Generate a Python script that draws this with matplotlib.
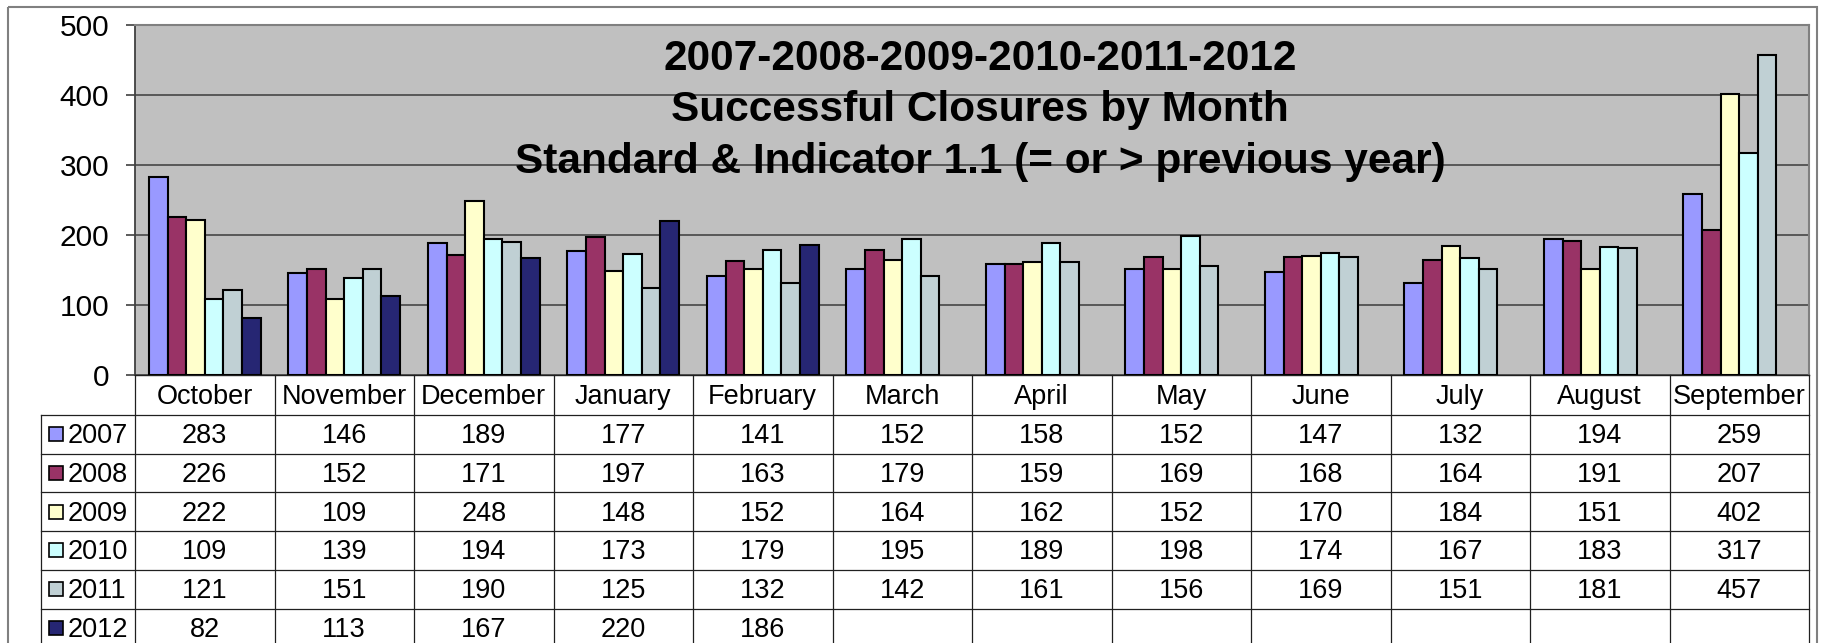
import numpy as np
import matplotlib
matplotlib.use("Agg")
import matplotlib.pyplot as plt
from matplotlib.lines import Line2D
from matplotlib.patches import Rectangle

months = ["October", "November", "December", "January", "February", "March",
          "April", "May", "June", "July", "August", "September"]
series_names = ["2007", "2008", "2009", "2010", "2011", "2012"]
v2007 = [283, 146, 189, 177, 141, 152, 158, 152, 147, 132, 194, 259]
v2008 = [226, 152, 171, 197, 163, 179, 159, 169, 168, 164, 191, 207]
v2009 = [222, 109, 248, 148, 152, 164, 162, 152, 170, 184, 151, 402]
v2010 = [109, 139, 194, 173, 179, 195, 189, 198, 174, 167, 183, 317]
v2011 = [121, 151, 190, 125, 132, 142, 161, 156, 169, 151, 181, 457]
v2012 = [82, 113, 167, 220, 186]
series_values = [v2007, v2008, v2009, v2010, v2011, v2012]
colors = ["#9999FF", "#993366", "#FFFFCC", "#CCFFFF", "#C0D0D4", "#262673"]
title_lines = ["2007-2008-2009-2010-2011-2012",
               "Successful Closures by Month",
               "Standard & Indicator 1.1 (= or > previous year)"]
yticks = [0, 100, 200, 300, 400, 500]

plt.rcParams['font.family'] = ['Liberation Sans', 'DejaVu Sans']

W, H = 1821, 643
fig = plt.figure(figsize=(W / 100, H / 100), dpi=100)
fig.patch.set_facecolor("white")

L, T, R, B = 135, 25, 1809, 375
ax = fig.add_axes([L / W, 1 - B / H, (R - L) / W, (B - T) / H])
ax.set_facecolor("#C0C0C0")
n = len(series_values)
bw = 1 / (n + 1.5)
for i, (vals, c) in enumerate(zip(series_values, colors)):
    xs = [j + (i - (n - 1) / 2) * bw for j in range(len(vals))]
    ax.bar(xs, vals, width=bw, color=c, edgecolor="black", linewidth=1.5, zorder=3)
ax.set_xlim(-0.5, len(months) - 0.5)
ax.set_ylim(0, 500)
ax.set_yticks(yticks)
ax.set_xticks([])
ax.yaxis.grid(True, color="#505050", lw=1.3)
ax.set_axisbelow(True)
ax.tick_params(axis="y", length=6.5, width=1.2, pad=12, labelsize=21.5, color="#404040")
for s in ["top", "right"]:
    ax.spines[s].set_color("#808080")
    ax.spines[s].set_linewidth(1.5)
ax.spines["left"].set_color("#404040")
ax.spines["left"].set_linewidth(1.3)
ax.spines["bottom"].set_color("#202020")
ax.spines["bottom"].set_linewidth(1.0)

# overlay in pixel coordinates for table, title and frame
ov = fig.add_axes([0, 0, 1, 1], zorder=2)
ov.set_xlim(0, W)
ov.set_ylim(H, 0)
ov.axis("off")
ov.patch.set_visible(False)

ov.add_patch(Rectangle((8, 7), 1809, 700, fill=False, edgecolor="#808080", lw=1.5))

# title
tx = 980
for line, yb in zip(title_lines, [70, 121, 173]):
    ov.text(tx, yb, line, ha="center", va="baseline", fontsize=30.5, fontweight="bold")

# table
cw = (R - L) / len(months)
row_top = 415
rh = 38.7
leg_left = 41
lc = "#202020"
for k in range(len(months) + 1):
    x = L + k * cw
    ov.add_line(Line2D([x, x], [B, H + 5], color=lc, lw=0.9))
ov.add_line(Line2D([leg_left, leg_left], [row_top, H + 5], color=lc, lw=0.9))
for r in range(len(series_values) + 1):
    y = row_top + r * rh
    ov.add_line(Line2D([leg_left, R], [y, y], color=lc, lw=0.9))

for k, m in enumerate(months):
    ov.text(L + (k + 0.5) * cw, (B + row_top) / 2 + 9.5, m, ha="center",
            va="baseline", fontsize=19.5)

for r, (name, vals, c) in enumerate(zip(series_names, series_values, colors)):
    yc = row_top + (r + 0.5) * rh
    ov.add_patch(Rectangle((49, yc - 7), 14, 14, facecolor=c, edgecolor="black", lw=1.2))
    ov.text(68, yc + 9, name, ha="left", va="baseline", fontsize=19.5)
    for k, v in enumerate(vals):
        ov.text(L + (k + 0.5) * cw, yc + 9, str(v), ha="center", va="baseline",
                fontsize=19.5)

fig.savefig("out.png", dpi=100)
******
Set task: Transcribe the material exactly, leaving every picture out.

Answer for this exercise:
Generate a Python script that draws this with matplotlib.
import numpy as np
import matplotlib
matplotlib.use("Agg")
import matplotlib.pyplot as plt
from matplotlib.lines import Line2D
from matplotlib.patches import Rectangle

months = ["October", "November", "December", "January", "February", "March",
          "April", "May", "June", "July", "August", "September"]
series_names = ["2007", "2008", "2009", "2010", "2011", "2012"]
v2007 = [283, 146, 189, 177, 141, 152, 158, 152, 147, 132, 194, 259]
v2008 = [226, 152, 171, 197, 163, 179, 159, 169, 168, 164, 191, 207]
v2009 = [222, 109, 248, 148, 152, 164, 162, 152, 170, 184, 151, 402]
v2010 = [109, 139, 194, 173, 179, 195, 189, 198, 174, 167, 183, 317]
v2011 = [121, 151, 190, 125, 132, 142, 161, 156, 169, 151, 181, 457]
v2012 = [82, 113, 167, 220, 186]
series_values = [v2007, v2008, v2009, v2010, v2011, v2012]
colors = ["#9999FF", "#993366", "#FFFFCC", "#CCFFFF", "#C0D0D4", "#262673"]
title_lines = ["2007-2008-2009-2010-2011-2012",
               "Successful Closures by Month",
               "Standard & Indicator 1.1 (= or > previous year)"]
yticks = [0, 100, 200, 300, 400, 500]

plt.rcParams['font.family'] = ['Liberation Sans', 'DejaVu Sans']

W, H = 1821, 643
fig = plt.figure(figsize=(W / 100, H / 100), dpi=100)
fig.patch.set_facecolor("white")

L, T, R, B = 135, 25, 1809, 375
ax = fig.add_axes([L / W, 1 - B / H, (R - L) / W, (B - T) / H])
ax.set_facecolor("#C0C0C0")
n = len(series_values)
bw = 1 / (n + 1.5)
for i, (vals, c) in enumerate(zip(series_values, colors)):
    xs = [j + (i - (n - 1) / 2) * bw for j in range(len(vals))]
    ax.bar(xs, vals, width=bw, color=c, edgecolor="black", linewidth=1.5, zorder=3)
ax.set_xlim(-0.5, len(months) - 0.5)
ax.set_ylim(0, 500)
ax.set_yticks(yticks)
ax.set_xticks([])
ax.yaxis.grid(True, color="#505050", lw=1.3)
ax.set_axisbelow(True)
ax.tick_params(axis="y", length=6.5, width=1.2, pad=12, labelsize=21.5, color="#404040")
for s in ["top", "right"]:
    ax.spines[s].set_color("#808080")
    ax.spines[s].set_linewidth(1.5)
ax.spines["left"].set_color("#404040")
ax.spines["left"].set_linewidth(1.3)
ax.spines["bottom"].set_color("#202020")
ax.spines["bottom"].set_linewidth(1.0)

# overlay in pixel coordinates for table, title and frame
ov = fig.add_axes([0, 0, 1, 1], zorder=2)
ov.set_xlim(0, W)
ov.set_ylim(H, 0)
ov.axis("off")
ov.patch.set_visible(False)

ov.add_patch(Rectangle((8, 7), 1809, 700, fill=False, edgecolor="#808080", lw=1.5))

# title
tx = 980
for line, yb in zip(title_lines, [70, 121, 173]):
    ov.text(tx, yb, line, ha="center", va="baseline", fontsize=30.5, fontweight="bold")

# table
cw = (R - L) / len(months)
row_top = 415
rh = 38.7
leg_left = 41
lc = "#202020"
for k in range(len(months) + 1):
    x = L + k * cw
    ov.add_line(Line2D([x, x], [B, H + 5], color=lc, lw=0.9))
ov.add_line(Line2D([leg_left, leg_left], [row_top, H + 5], color=lc, lw=0.9))
for r in range(len(series_values) + 1):
    y = row_top + r * rh
    ov.add_line(Line2D([leg_left, R], [y, y], color=lc, lw=0.9))

for k, m in enumerate(months):
    ov.text(L + (k + 0.5) * cw, (B + row_top) / 2 + 9.5, m, ha="center",
            va="baseline", fontsize=19.5)

for r, (name, vals, c) in enumerate(zip(series_names, series_values, colors)):
    yc = row_top + (r + 0.5) * rh
    ov.add_patch(Rectangle((49, yc - 7), 14, 14, facecolor=c, edgecolor="black", lw=1.2))
    ov.text(68, yc + 9, name, ha="left", va="baseline", fontsize=19.5)
    for k, v in enumerate(vals):
        ov.text(L + (k + 0.5) * cw, yc + 9, str(v), ha="center", va="baseline",
                fontsize=19.5)

fig.savefig("out.png", dpi=100)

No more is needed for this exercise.